= DATA EXCERPT =
================================

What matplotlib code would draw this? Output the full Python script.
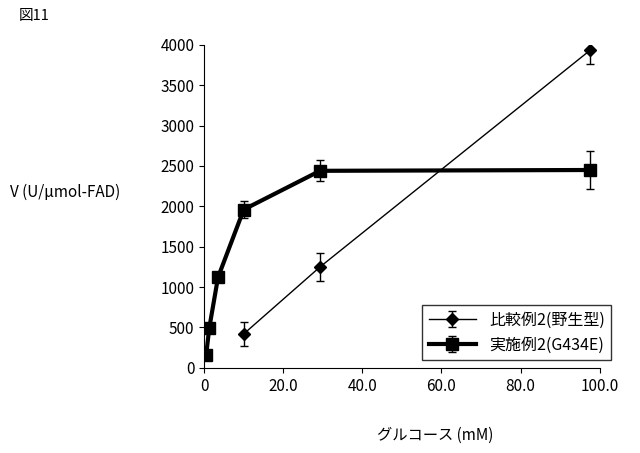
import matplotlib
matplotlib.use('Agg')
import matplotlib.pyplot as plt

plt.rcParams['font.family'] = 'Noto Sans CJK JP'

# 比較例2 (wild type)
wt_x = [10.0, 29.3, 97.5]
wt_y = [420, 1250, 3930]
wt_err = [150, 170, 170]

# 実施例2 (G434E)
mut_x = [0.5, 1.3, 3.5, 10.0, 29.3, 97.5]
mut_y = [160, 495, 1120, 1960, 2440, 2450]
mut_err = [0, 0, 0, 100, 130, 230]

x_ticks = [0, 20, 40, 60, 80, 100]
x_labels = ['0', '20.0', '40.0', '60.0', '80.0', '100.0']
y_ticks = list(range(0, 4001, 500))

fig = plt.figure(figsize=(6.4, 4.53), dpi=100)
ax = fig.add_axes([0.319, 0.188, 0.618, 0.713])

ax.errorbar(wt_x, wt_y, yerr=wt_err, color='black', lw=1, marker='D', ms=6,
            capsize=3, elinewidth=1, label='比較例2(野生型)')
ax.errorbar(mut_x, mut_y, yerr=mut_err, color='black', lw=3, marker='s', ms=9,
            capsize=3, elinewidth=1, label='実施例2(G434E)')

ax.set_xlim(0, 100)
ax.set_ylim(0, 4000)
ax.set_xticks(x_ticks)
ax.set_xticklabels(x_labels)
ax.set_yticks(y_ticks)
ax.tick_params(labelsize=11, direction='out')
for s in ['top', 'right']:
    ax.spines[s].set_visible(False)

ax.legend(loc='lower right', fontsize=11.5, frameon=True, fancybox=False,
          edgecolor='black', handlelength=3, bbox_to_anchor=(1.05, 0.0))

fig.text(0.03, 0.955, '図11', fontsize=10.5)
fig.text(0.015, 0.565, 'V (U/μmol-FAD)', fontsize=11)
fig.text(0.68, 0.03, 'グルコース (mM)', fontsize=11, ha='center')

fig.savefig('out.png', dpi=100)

================================

= REQUIREMENTS =
Reproduce the material above exactly, first line through the line that contains "wt_err = [150, 170, 170]", minus the pictures.

= RESULT OF THIS EXERCISE =
What matplotlib code would draw this? Output the full Python script.
import matplotlib
matplotlib.use('Agg')
import matplotlib.pyplot as plt

plt.rcParams['font.family'] = 'Noto Sans CJK JP'

# 比較例2 (wild type)
wt_x = [10.0, 29.3, 97.5]
wt_y = [420, 1250, 3930]
wt_err = [150, 170, 170]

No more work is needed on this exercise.